The diary offers a retrospective look at many of the key events in Grant’s professional and private life. With hindsight, wasn’t there the temptation to change any of the entries?

“I could have been wise after the event, but the point of a diary is day-to-day accounts. Take Hudson Hawk. Hollywood’s most successful producers offered me the lead role opposite Bruce Willis for more money than I’d ever had. Their Die Hard had transformed Alan Rickman’s career, the director had been behind Heathers….and then it all went wrong.

“You can be so thrilled at any project’s start, but like William Goldman says ‘Nobody knows anything’. Otherwise we’d be making classics with every movie. So, of course, here I am telling you how well-constructed this script is, but I don’t know how it will turn out. I have no control.”

He seems to have appeared with just about everybody in the business. Is there anyone left he’s dying to meet or work with?

“Oh God, yes, tons. My starstruck-ability hasn’t diminished in any way, shape or form. People say I must be cynical by now about the industry, but I still find talent hypnotic. If someone’s very successful there’s almost always much more to the person than the persona they’re known for.”

Grant, as ever, is working on Steven Poliakoff’s Food of Love, Serpent’s Kiss with Ewan McGregor, and after the Aspidistra shoot – as the foxy fivesome’s manager in Spice World: The Movie.

“I’ve never been ruthless or self-possessed enough to say ‘I will only play leading roles’. I wouldn’t have missed the chance of my supporting role for Jane Campion in Portrait of a Lady for anything. The best director I’ve ever worked with.”

High praise from an actor who has worked for directors he idolized in adolescence: Scorsese, Altman, Coppola.
In contrast to some of his big Hollywood productions, Aspidistra has a modest budget and some urgency in the schedule.

“I can be married in the morning, have a death scene at lunchtime, be drunk in the afternoon and hospitalized come evening. There’s no sitting around – we’re only here now waiting for darkness. Normally I have the huge luxury of being able to write and read in between scenes. Not on this one!”

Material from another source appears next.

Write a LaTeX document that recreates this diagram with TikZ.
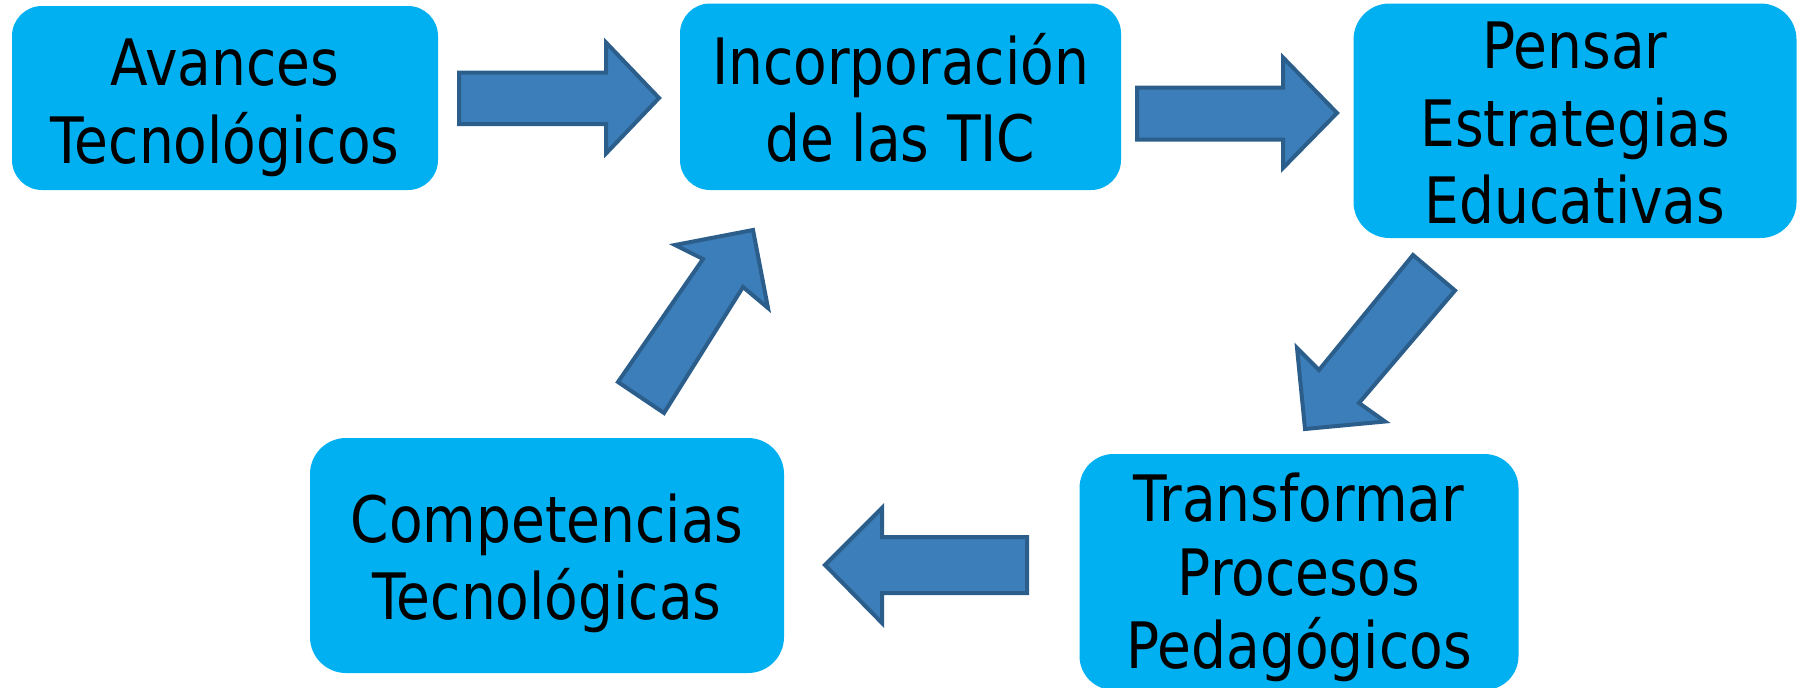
\documentclass[tikz,border=0pt]{standalone}
\usepackage{fontspec}
\setmainfont{DejaVu Sans}[FakeStretch=0.86]
\definecolor{boxc}{HTML}{00B0F0}
\definecolor{arrf}{HTML}{3B7EBA}
\definecolor{arrd}{HTML}{2C5E8C}
\begin{document}
\begin{tikzpicture}[x=0.5pt,y=-0.5pt,
  box/.style={fill=boxc, rounded corners=15pt, inner sep=0pt, shape=rectangle},
  lbl/.style={anchor=base, font=\fontsize{32}{39}\selectfont, inner sep=0pt, text=black},
  blockarrow/.style={fill=arrf, draw=arrd, line width=2pt, line join=miter}]
\useasboundingbox (0,0) rectangle (1803,687);
\clip (0,0) rectangle (1803,687);
% boxes
\node[box, minimum width=213pt, minimum height=92pt] (b1) at (225,98) {};
\node[box, minimum width=220.5pt, minimum height=93.25pt] (b2) at (900.5,96.75) {};
\node[box, minimum width=221.5pt, minimum height=117.25pt, rounded corners=18pt] (b3) at (1575,120.75) {};
\node[box, minimum width=219.5pt, minimum height=118pt, rounded corners=17pt] (b4) at (1299,572) {};
\node[box, minimum width=237pt, minimum height=117.5pt, rounded corners=18pt] (b5) at (547,555.5) {};
% labels
\node[lbl] (t1a) at (225,85) {Avances};
\node[lbl] (t1b) at (225,163) {Tecnológicos};
\node[lbl] (t2a) at (900.5,84) {Incorporación};
\node[lbl] (t2b) at (900.5,161) {de las TIC};
\node[lbl] (t3a) at (1575,68) {Pensar};
\node[lbl] (t3b) at (1575,146) {Estrategias};
\node[lbl] (t3c) at (1575,223) {Educativas};
\node[lbl] (t4a) at (1299,521) {Transformar};
\node[lbl] (t4b) at (1299,595) {Procesos};
\node[lbl] (t4c) at (1299,668) {Pedagógicos};
\node[lbl] (t5a) at (547,542) {Competencias};
\node[lbl] (t5b) at (547,619) {Tecnológicas};
% block arrows
\draw[blockarrow] (459,72.5) -- (606,72.5) -- (606,42.5) -- (659,98) -- (606,153.5) -- (606,124) -- (459,124) -- cycle;
\draw[blockarrow] (1137,87.5) -- (1283,87.5) -- (1283,57.5) -- (1337,113) -- (1283,168) -- (1283,139.5) -- (1137,139.5) -- cycle;
\draw[blockarrow] (1413,255) -- (1455,290.5) -- (1359,403) -- (1385,421.5) -- (1305,429) -- (1297,348) -- (1319,370) -- cycle;
\draw[blockarrow] (1027,537) -- (882,537) -- (882,508) -- (825,565) -- (882,623) -- (882,593) -- (1027,593) -- cycle;
\draw[blockarrow] (618,382) -- (703,259) -- (675,245) -- (753,230) -- (768,308) -- (743,287) -- (664,413) -- cycle;
\end{tikzpicture}
\end{document}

So what about the famous Grant diaries. Are there any plans for more to be released?

“Yes, for my mental salvation. I’ve been asked to write another volume, and a novel, By Design, set in Hollywood. It’s an insider’s view. I can disguise the stuff I couldn’t put in the diaries. My reservation about doing more of those is losing the ‘Dick Whittington’ aspect of my arrival in London as an unknown. But it’s fantastic to get paid for writing something I do for my own entertainment.”

Anybody who has had any sort of working relationship with Grant faces the prospect of turning up in the upcoming diary, including Bonham-Carter.

“Well, I’m slightly worried about reading the sequel with a dawning sense of horror. But ultimately, Richard’s such an honest person – upfront and direct, completely un-English in many ways – that you start telling him things you wouldn’t tell your best friend. We shall see when the sequel’s published whether I really want to work with him again,” she reveals with tongue-firmly-in-cheek. Or at least it seems that way.